Continua il viaggio nell’urbanistica a Gorizia, con la guida esperta di Paolo Sergas. Sesta puntata…
Giorgio Napolitano: “non lasciamo ai ragazzi un debito da pagare”
Gli esempi citati nell’ultimo post ci dicono che una visione d’insieme della città e del suo futuro non esiste, e che il Comune invece di proporre una sua politica, va avanti seguendo le iniziative estemporanee delle imprese e delle banche. Ci dicono anche che la crisi economica si lega a questo uso e consumo dell’ambiente e dei beni comuni; uso e consumo che finisce per generare più spese per tutte le famiglie (abitazioni sempre più care, obbligo di spostarsi in auto, consumare benzina e pagare parcheggi blu, servizi pubblici anche questi sempre più cari).
Ma tutti questi lavori che vengono oggi decisi e di cui gli amministratori si vantano, sono anche degli impegni economici presi per conto nostro. Impegni che faranno presto a trasformarsi in debiti che le prossime generazioni saranno costrette a pagare.
Olimpiadi? No, grazie.
Quando il governo ha comunicato la sua decisione di non sostenere la candidatura di Roma ai giochi olimpici del 2020 ci si è persino stupiti: Monti aveva espresso le sue perplessità ma il sistema economico è talmente schiavo del mercato speculativo che avrebbero potuto vincere gli ‘ecomostri’. E invece hanno vinto i nostri. Vinto! Si fa per dire, basta avere il coraggio di dire: “No, grazie.”. Non ne abbiamo bisogno, come non abbiamo bisogno del TAV e della funicolare al castello.
Con questo non si vuol certo elogiare la politica di Monti. Se ricordiamo che in Italia una decina di punti di Pil si sono trasferiti dai salari dei lavoratori ai profitti e alle rendite e guardiamo le dichiarazioni dei redditi dei componenti del governo pubblicate in questi giorni, possiamo notare subito che gli investimenti dei ministri sono solo finanziari e immobiliari e non in attività reali dove lavorano concretamente le persone. Il modo con il quale i ministri utilizzano i loro denari è in perfetta sintonia con quanto si è accennato in “soldi fa soldi” nel post nr. 2. Si può sperare che il governo Monti faccia una politica diversa?
Corruzione
Storicamente parlando il mercato ha sempre condizionato le decisioni pubbliche di pianificazione urbanistica ma, almeno fino agli anni ’80, era chiaro che era il Comune a decidere le regole nell’interesse della collettività. Dopo, come abbiamo già visto, tutto è cambiato: l’iniziativa di una trasformazione della città è passata ‘all’esterno’, al proprietario dell’area, al progettista importante, all’amico dell’amministratore. Questi di solito fanno i loro interessi. Così, dalla trasformazione di un’area urbana, alla collettività non restano che le briciole, quando va bene, o un danno, quando va male. Capita che all’amministratore vada una bella tangente e chi propone l’intervento si pappa tutto il grosso dell’affare.

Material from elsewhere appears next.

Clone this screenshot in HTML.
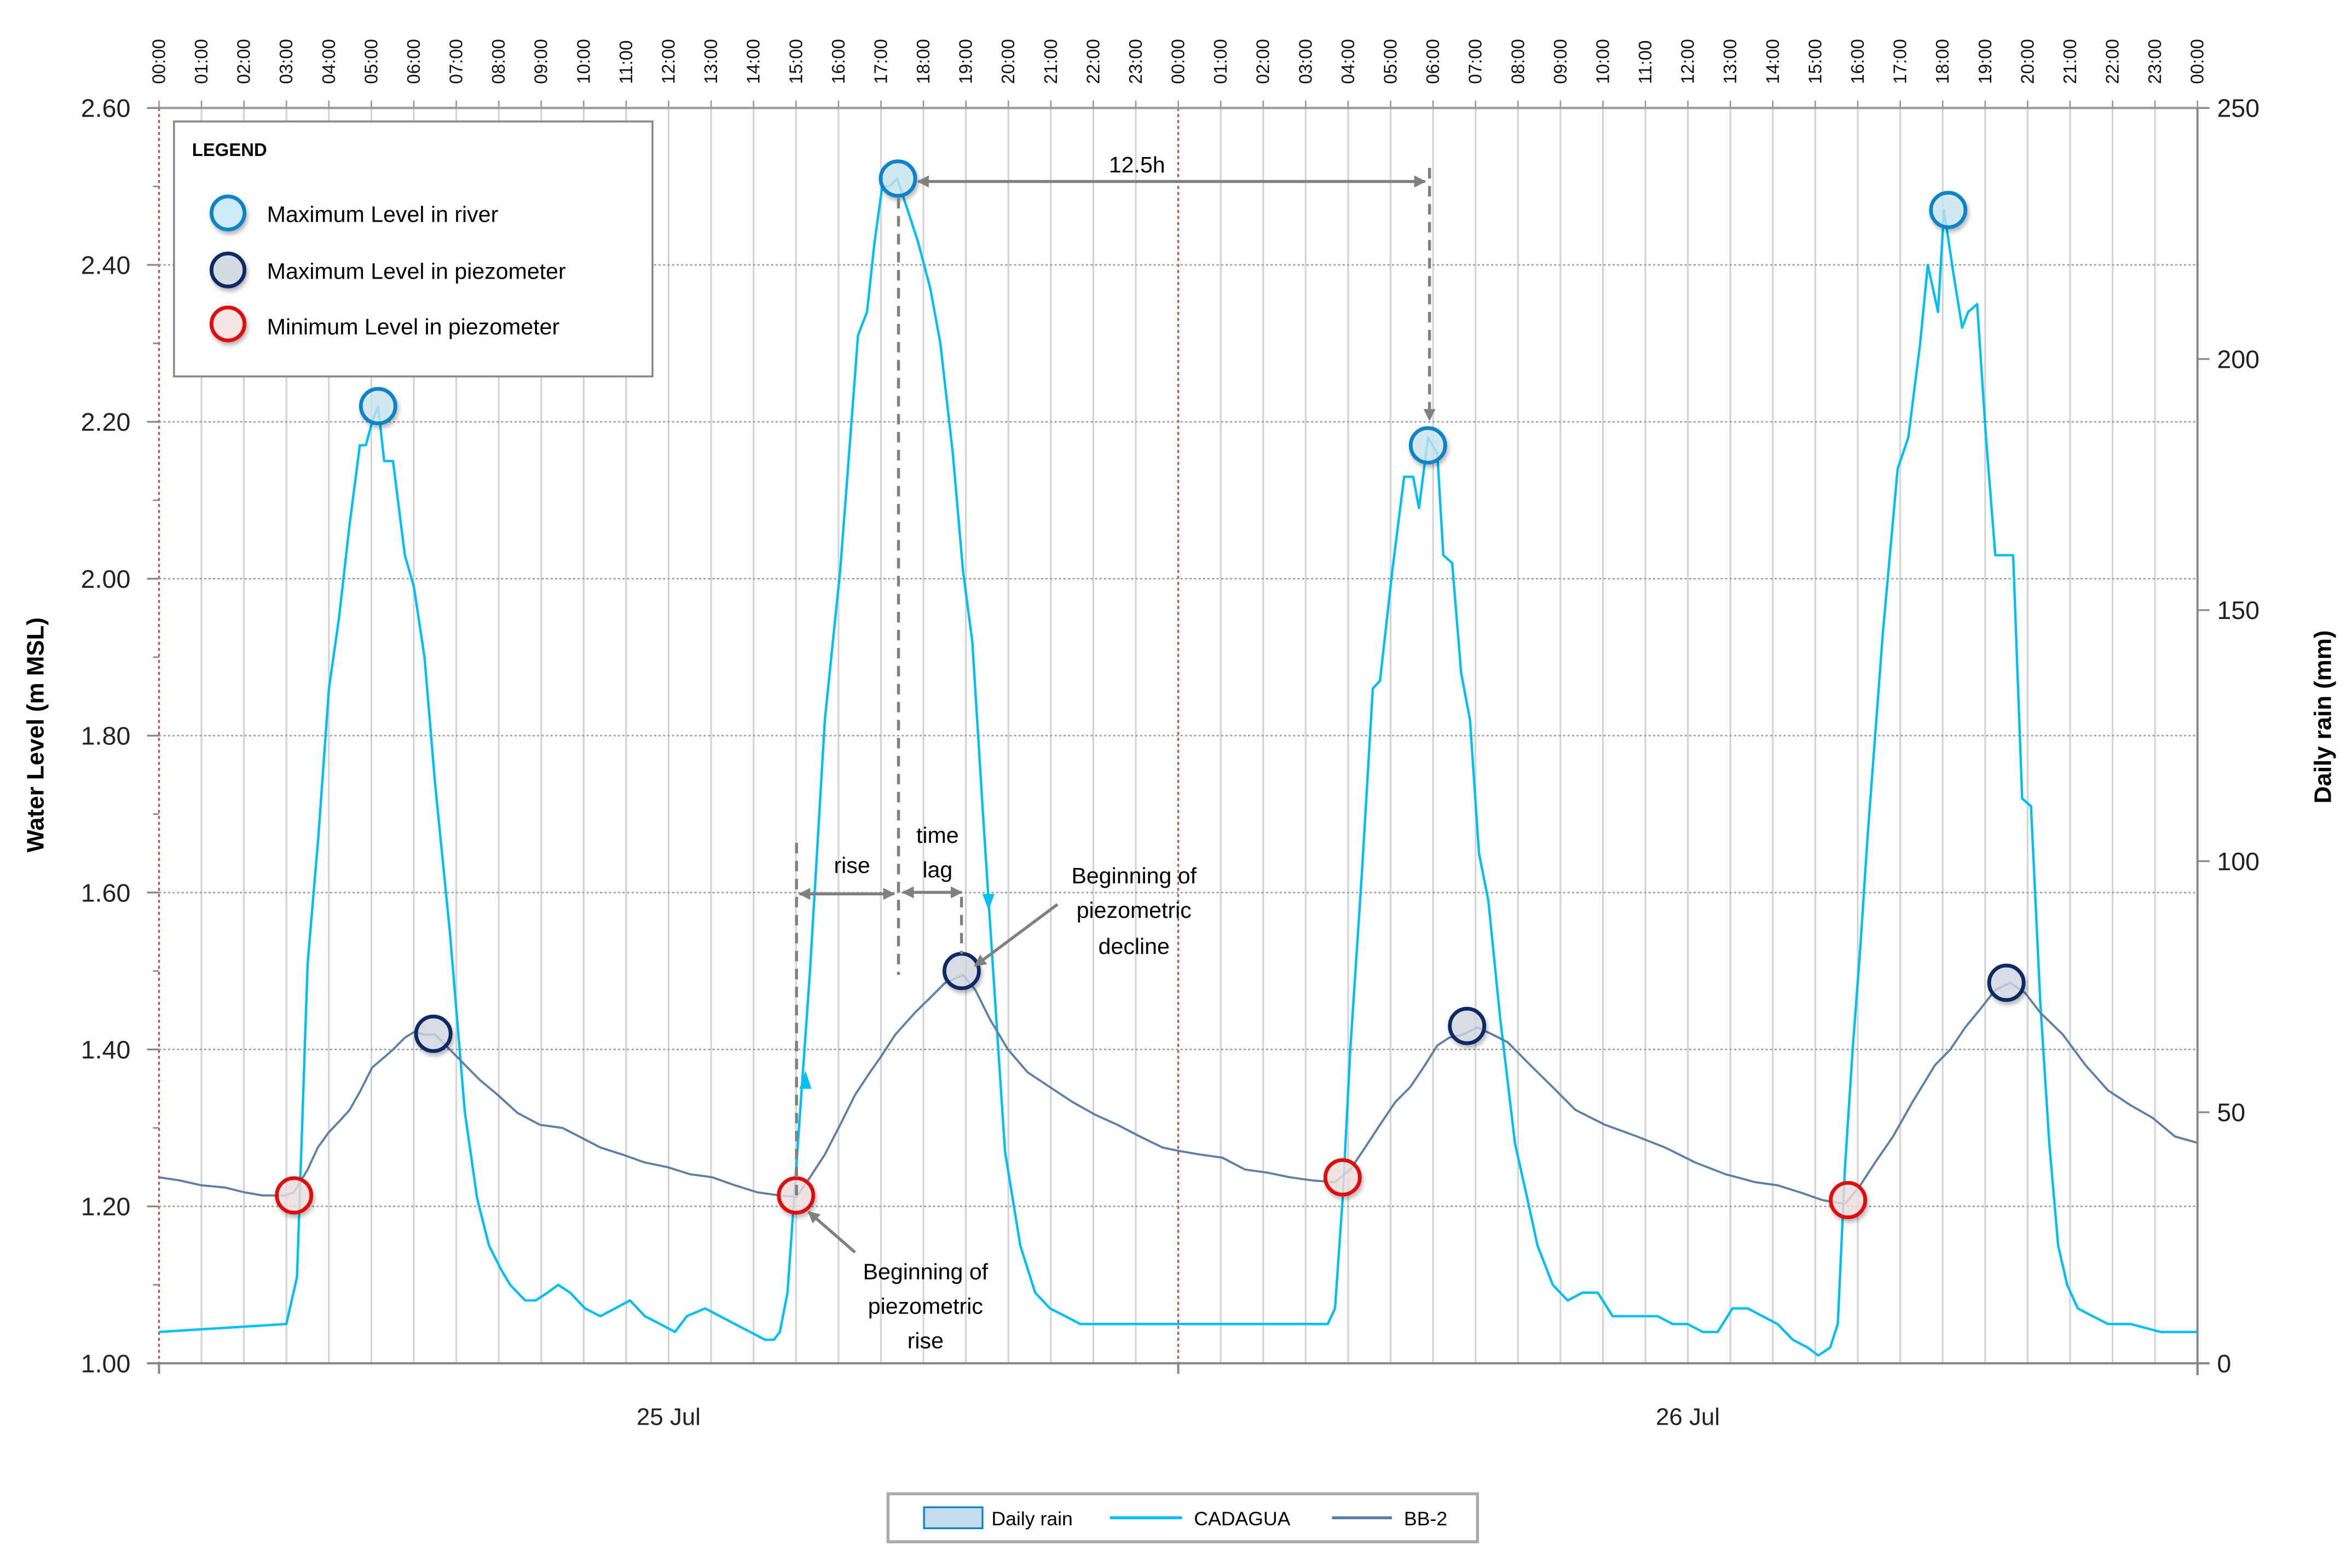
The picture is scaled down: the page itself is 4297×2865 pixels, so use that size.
<!DOCTYPE html>
<html><head><meta charset="utf-8"><style>
html,body{margin:0;padding:0;background:#fff;}
svg{display:block;}
text{font-family:"Liberation Sans",sans-serif;}
</style></head><body>
<svg id="chart" width="4297" height="2865" viewBox="0 0 1568 1045.5" preserveAspectRatio="none" xmlns="http://www.w3.org/2000/svg">
<defs>
<marker id="ga" viewBox="0 0 10 10" refX="9" refY="5" markerWidth="4" markerHeight="4" orient="auto-start-reverse"><path d="M0,0 L10,5 L0,10 z" fill="#808080"/></marker>
<filter id="sh" x="-50%" y="-50%" width="200%" height="200%"><feDropShadow dx="1" dy="2" stdDeviation="1.5" flood-color="#000" flood-opacity="0.3"/></filter>
</defs>
<g id="grid"></g>
<g id="series"></g>
<g id="markers"></g>
<g id="axes"></g>
<g id="annot">
  <line x1="531" y1="562" x2="531" y2="797" stroke="#808080" stroke-width="2" stroke-dasharray="7,5"/>
  <line x1="599" y1="132" x2="599" y2="650" stroke="#808080" stroke-width="2" stroke-dasharray="7,5"/>
  <line x1="641" y1="598" x2="641" y2="636" stroke="#808080" stroke-width="2" stroke-dasharray="7,5"/>
  <line x1="953" y1="112" x2="953" y2="280" stroke="#808080" stroke-width="2" stroke-dasharray="7,5" marker-end="url(#ga)"/>
  <line x1="533" y1="596" x2="596" y2="596" stroke="#808080" stroke-width="2" marker-start="url(#ga)" marker-end="url(#ga)"/>
  <line x1="602" y1="595" x2="641" y2="595" stroke="#808080" stroke-width="2" marker-start="url(#ga)" marker-end="url(#ga)"/>
  <line x1="612" y1="121" x2="950" y2="121" stroke="#808080" stroke-width="2" marker-start="url(#ga)" marker-end="url(#ga)"/>
  <line x1="705" y1="603" x2="650" y2="644" stroke="#808080" stroke-width="2" marker-end="url(#ga)"/>
  <line x1="570" y1="835" x2="539" y2="808" stroke="#808080" stroke-width="2" marker-end="url(#ga)"/>
  <path d="M537,714 L533,726 L541,726 z" fill="#00bff3"/>
  <path d="M659,607 L655,596 L663,596 z" fill="#00bff3"/>
  <text x="568" y="582" font-size="15" text-anchor="middle">rise</text>
  <text x="625" y="562" font-size="15" text-anchor="middle">time</text>
  <text x="625" y="585" font-size="15" text-anchor="middle">lag</text>
  <text x="758" y="115" font-size="15" text-anchor="middle">12.5h</text>
  <text font-size="15" text-anchor="middle"><tspan x="756" y="589">Beginning of</tspan><tspan x="756" y="612">piezometric</tspan><tspan x="756" y="636">decline</tspan></text>
  <text font-size="15" text-anchor="middle"><tspan x="617" y="853">Beginning of</tspan><tspan x="617" y="876">piezometric</tspan><tspan x="617" y="899">rise</tspan></text>
</g>
<g id="legend">
  <rect x="116" y="81" width="319" height="170" fill="#fff" stroke="#888" stroke-width="1.3"/>
  <text x="128" y="104" font-size="12" font-weight="bold">LEGEND</text>
  <circle cx="152" cy="142" r="11" fill="#cdeaf5" stroke="#0a84c8" stroke-width="2.5" filter="url(#sh)"/>
  <text x="178" y="148" font-size="15">Maximum Level in river</text>
  <circle cx="152" cy="180" r="11" fill="#d5dbe5" stroke="#0d2a66" stroke-width="2.5" filter="url(#sh)"/>
  <text x="178" y="186" font-size="15">Maximum Level in piezometer</text>
  <circle cx="152" cy="216" r="11" fill="#f6e3e3" stroke="#e01010" stroke-width="2.5" filter="url(#sh)"/>
  <text x="178" y="223" font-size="15">Minimum Level in piezometer</text>
</g>
<g id="bottom-legend">
  <rect x="592" y="996" width="393" height="32" fill="#fff" stroke="#aaa" stroke-width="2"/>
  <rect x="616" y="1005" width="39" height="14" fill="#c5dcf0" stroke="#0a84c8" stroke-width="1.2"/>
  <text x="661" y="1017" font-size="13">Daily rain</text>
  <line x1="740" y1="1012" x2="788" y2="1012" stroke="#00bff3" stroke-width="2"/>
  <text x="796" y="1017" font-size="13">CADAGUA</text>
  <line x1="888" y1="1012" x2="928" y2="1012" stroke="#5b7fa6" stroke-width="2"/>
  <text x="936" y="1017" font-size="13">BB-2</text>
</g>
</svg>
<script>
// ---- data ----
const cadHours = [0,3.0,3.25,3.5,3.75,4.0,4.24,4.49,4.73,4.87,5.02,5.16,5.3,5.51,5.79,6.0,6.25,6.5,6.85,7.2,7.49,7.77,8.05,8.27,8.62,8.87,9.15,9.4,9.68,10.03,10.39,10.74,11.09,11.44,11.8,12.15,12.43,12.86,13.21,13.56,13.92,14.27,14.48,14.62,14.8,14.98,15.33,15.68,16.04,16.21,16.46,16.67,16.85,17.03,17.2,17.38,17.63,17.87,18.16,18.4,18.69,18.93,19.15,19.39,19.64,19.92,20.28,20.63,20.98,21.34,21.69,22.4,23.1,23.98,24.51,25.57,26.63,27.16,27.52,27.69,27.87,28.05,28.33,28.58,28.75,29.04,29.32,29.53,29.67,29.88,30.1,30.24,30.45,30.66,30.87,31.08,31.3,31.58,31.93,32.22,32.46,32.82,33.17,33.52,33.88,34.23,34.58,34.93,35.29,35.64,35.99,36.35,36.7,37.05,37.41,37.76,38.11,38.47,38.82,39.07,39.35,39.53,39.7,39.88,40.06,40.23,40.59,40.94,41.19,41.47,41.65,41.89,42.03,42.25,42.46,42.6,42.81,43.02,43.24,43.52,43.66,43.87,44.08,44.3,44.51,44.72,44.93,45.18,45.53,45.89,46.42,47.13,48];
const cadLevels = [1.04,1.05,1.11,1.51,1.67,1.86,1.95,2.07,2.17,2.17,2.20,2.22,2.15,2.15,2.03,1.99,1.90,1.74,1.55,1.32,1.21,1.15,1.12,1.10,1.08,1.08,1.09,1.10,1.09,1.07,1.06,1.07,1.08,1.06,1.05,1.04,1.06,1.07,1.06,1.05,1.04,1.03,1.03,1.04,1.09,1.23,1.50,1.82,2.01,2.13,2.31,2.34,2.43,2.50,2.50,2.51,2.47,2.43,2.37,2.30,2.16,2.01,1.92,1.71,1.50,1.27,1.15,1.09,1.07,1.06,1.05,1.05,1.05,1.05,1.05,1.05,1.05,1.05,1.05,1.07,1.21,1.40,1.63,1.86,1.87,2.01,2.13,2.13,2.09,2.18,2.16,2.03,2.02,1.88,1.82,1.65,1.59,1.44,1.28,1.21,1.15,1.10,1.08,1.09,1.09,1.06,1.06,1.06,1.06,1.05,1.05,1.04,1.04,1.07,1.07,1.06,1.05,1.03,1.02,1.01,1.02,1.05,1.25,1.40,1.53,1.67,1.93,2.14,2.18,2.30,2.40,2.34,2.47,2.39,2.32,2.34,2.35,2.18,2.03,2.03,2.03,1.72,1.71,1.46,1.28,1.15,1.10,1.07,1.06,1.05,1.05,1.04,1.04];
const bbHours = [0,0.49,0.99,1.55,2.01,2.44,2.97,3.18,3.5,3.74,3.99,4.24,4.49,4.73,5.02,5.3,5.51,5.79,6.0,6.25,6.5,6.85,7.21,7.56,7.98,8.44,8.97,9.5,9.86,10.39,10.91,11.44,11.97,12.5,13.03,13.56,14.09,14.62,15.01,15.33,15.68,16.04,16.39,16.74,16.99,17.34,17.8,18.16,18.51,18.93,19.22,19.57,19.99,20.45,20.98,21.51,22.04,22.57,23.1,23.63,23.98,24.51,25.04,25.57,26.1,26.63,27.16,27.69,28.05,28.4,28.75,29.11,29.46,29.81,30.1,30.38,30.7,31.05,31.4,31.76,32.29,32.82,33.35,34.05,34.76,35.46,36.17,36.88,37.58,38.11,38.64,39.17,39.7,40.06,40.41,40.83,41.29,41.82,42.18,42.53,42.88,43.24,43.59,43.94,44.3,44.83,45.36,45.89,46.42,46.94,47.47,48];
const bbLevels = [1.237,1.233,1.227,1.224,1.218,1.214,1.214,1.218,1.247,1.275,1.294,1.308,1.323,1.346,1.377,1.39,1.40,1.415,1.422,1.419,1.419,1.40,1.38,1.361,1.342,1.319,1.304,1.30,1.29,1.275,1.266,1.256,1.25,1.241,1.237,1.227,1.218,1.214,1.212,1.237,1.266,1.304,1.342,1.371,1.39,1.419,1.447,1.466,1.485,1.495,1.476,1.438,1.40,1.371,1.352,1.333,1.317,1.304,1.289,1.275,1.271,1.266,1.262,1.247,1.243,1.237,1.233,1.231,1.247,1.275,1.304,1.333,1.352,1.38,1.405,1.415,1.419,1.428,1.419,1.409,1.38,1.352,1.323,1.304,1.29,1.275,1.256,1.241,1.231,1.227,1.218,1.208,1.203,1.227,1.256,1.289,1.333,1.38,1.40,1.428,1.451,1.476,1.485,1.472,1.447,1.419,1.38,1.348,1.329,1.313,1.289,1.281];
const riverMaxH = [5.16,17.4,29.88,42.13];
const riverMaxV = [2.22,2.51,2.17,2.47];
const piezoMaxH = [6.46,18.9,30.8,43.5];
const piezoMaxV = [1.42,1.50,1.43,1.485];
const piezoMinH = [3.18,15.0,27.87,39.77];
const piezoMinV = [1.214,1.214,1.237,1.208];
const leftTicks = ["1.00","1.20","1.40","1.60","1.80","2.00","2.20","2.40","2.60"];
const rightTicks = ["0","50","100","150","200","250"];
const dayLabels = ["25 Jul","26 Jul"];

// ---- scales ----
const X0=106, X1=1465, Y0=909, Y1=72;
const xs = h => X0 + (X1-X0)*h/48;
const ys = v => Y0 - (Y0-Y1)*(v-1.0)/1.6;
const yr = mm => Y0 - (Y0-Y1)*mm/250;
const NS="http://www.w3.org/2000/svg";
function mk(tag, parent, attrs){const e=document.createElementNS(NS,tag);for(const k in attrs)e.setAttribute(k,attrs[k]);parent.appendChild(e);return e;}
const grid=document.getElementById('grid'), axes=document.getElementById('axes'), series=document.getElementById('series'), markers=document.getElementById('markers');

for(let h=0;h<=48;h++){
  const x=xs(h);
  if(h%24===0){ const l=mk('line',grid,{x1:x,y1:Y1,x2:x,y2:Y0,stroke:'#c0504d','stroke-width':1.2,'stroke-dasharray':'2,2'});   }
  else { const l=mk('line',grid,{x1:x,y1:Y1,x2:x,y2:Y0,stroke:'#d4d4d4','stroke-width':1.2});   }
  const hh=String(h%24).padStart(2,'0')+':00';
  const t=mk('text',axes,{x:0,y:0,'font-size':12,'text-anchor':'start','font-family':'Liberation Mono, monospace',fill:'#111'});
  
  
  t.setAttribute('transform',`translate(${x+4},56) rotate(-90)`);
  t.textContent=hh;
  mk('line',axes,{x1:x,y1:Y1,x2:x,y2:Y1-5,stroke:'#999','stroke-width':1});
}
leftTicks.forEach(s=>{
  const v=parseFloat(s), y=ys(v);
  if(v>1.0 && v<2.6){ const l=mk('line',grid,{x1:X0,y1:y,x2:X1,y2:y,stroke:'#a0a0a0','stroke-width':1,'stroke-dasharray':'1.5,1.5'});   }
  mk('line',axes,{x1:X0-8,y1:y,x2:X0,y2:y,stroke:'#888','stroke-width':1.2});
  const t=mk('text',axes,{x:87,y:y+6,'font-size':17,'text-anchor':'end',fill:'#222'});
  
  
  t.textContent=s;
});
for(let i=0;i<8;i++){const y=ys(1.1+0.2*i); mk('line',axes,{x1:X0-4,y1:y,x2:X0,y2:y,stroke:'#888','stroke-width':1});}
rightTicks.forEach(s=>{
  const y=yr(parseFloat(s));
  mk('line',axes,{x1:X1,y1:y,x2:X1+8,y2:y,stroke:'#888','stroke-width':1.2});
  const t=mk('text',axes,{x:1478,y:y+6,'font-size':17,fill:'#222'});
  
  
  t.textContent=s;
});
mk('line',axes,{x1:X0,y1:Y1,x2:X1,y2:Y1,stroke:'#999','stroke-width':1.5});
mk('line',axes,{x1:X0-8,y1:Y0,x2:X1+8,y2:Y0,stroke:'#888','stroke-width':1.5});
mk('line',axes,{x1:X1,y1:Y1,x2:X1,y2:Y0+8,stroke:'#888','stroke-width':1.5});
[0,24,48].forEach(h=>mk('line',axes,{x1:xs(h),y1:Y0,x2:xs(h),y2:Y0+7,stroke:'#888','stroke-width':1.5}));
dayLabels.forEach((s,i)=>{
  const t=mk('text',axes,{x:xs(12+24*i),y:950,'font-size':16,'text-anchor':'middle',fill:'#222'});
  
  
  t.textContent=s;
});
const lt=mk('text',axes,{x:0,y:0,'font-size':16,'font-weight':'bold','text-anchor':'middle',transform:'translate(29,490) rotate(-90)'});


lt.textContent='Water Level (m MSL)';
const rt=mk('text',axes,{x:0,y:0,'font-size':16,'font-weight':'bold','text-anchor':'middle',transform:'translate(1554,478) rotate(-90)'});


rt.textContent='Daily rain (mm)';

function pts(H,V){return H.map((h,i)=>xs(h).toFixed(1)+','+ys(V[i]).toFixed(1)).join(' ');}
const cad=mk('polyline',series,{points:pts(cadHours,cadLevels),fill:'none',stroke:'#00bff3','stroke-width':1.6,'stroke-linejoin':'round'});


const bb=mk('polyline',series,{points:pts(bbHours,bbLevels),fill:'none',stroke:'#5b7fa6','stroke-width':1.4,'stroke-linejoin':'round'});



function circ(H,V,fill,stroke,name){
  H.forEach((h,i)=>{
    const c=mk('circle',markers,{cx:xs(h),cy:ys(V[i]),r:11.5,fill:fill,'fill-opacity':0.75,stroke:stroke,'stroke-width':2.5,filter:'url(#sh)'});
    
    
  });
}
circ(riverMaxH,riverMaxV,'#cdeaf5','#0a84c8','river-max-marker');
circ(piezoMaxH,piezoMaxV,'#d5dbe5','#0d2a66','piezo-max-marker');
circ(piezoMinH,piezoMinV,'#f6e3e3','#e01010','piezo-min-marker');
</script>
</body></html>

La Corte dei Conti racconta in questi giorni che, a vent’anni da tangentopoli, nulla è cambiato e che la corruzione dilaga. Non è semplicemente una questione morale e non è corretto limitarsi a dire che si è sempre rubato. Si può agire concretamente invece di pregare che diventino tutti più buoni. Quel che può e deve cambiare è il rapporto tra pubblico e privato. Perciò non servono misure moralisticamente più severe; serve un ripensamento su ciò che è il ruolo del pubblico (e del privato) riattribuendo al primo i compiti di cui è assegnatario per definizione: un Comune dovrebbe governare la città in funzione dell’interesse collettivo e senza fare accordi, dotandosi di quegli strumenti urbanistici che gli permettono di pianificare al meglio la città.
Paolo Sergas (fine sesta parte – continua)
Perdirindindina, pofferbacco, accidempoli, io ero rimasto alle telenovelas sudamericane, alle soap-opera, a Dallas e alle infinite puntate del Tenente Colombo, ma qui siamo di gran lunga meglio!
dl
Gli interventi sono interessanti e rappresentano delle idee concrete per quanto riguarda non solo o non tanto i lavori pubblici, ma la visione generale di una città come bene comune e non proprietà privata delle lobbi dei costruttori o dei politici che si fanno gli affari propri.Mi piacerebbe che ai discorsi si opponessero discorsi, magari diversi, ma ragionamenti. Cosa si vuole? Quali opere pubbliche? Che idee ci sono sulle grandi opere messe in discussione anche nel resto d'Europa? Altrimenti aspettiamo che decidano gli altri e confermiamo che non siamo in grado di governare, perchè, come si diceva un tempo, la nostra "agenda politica" ha le stesse scadenze, impegni e scala di valori di quell'altra.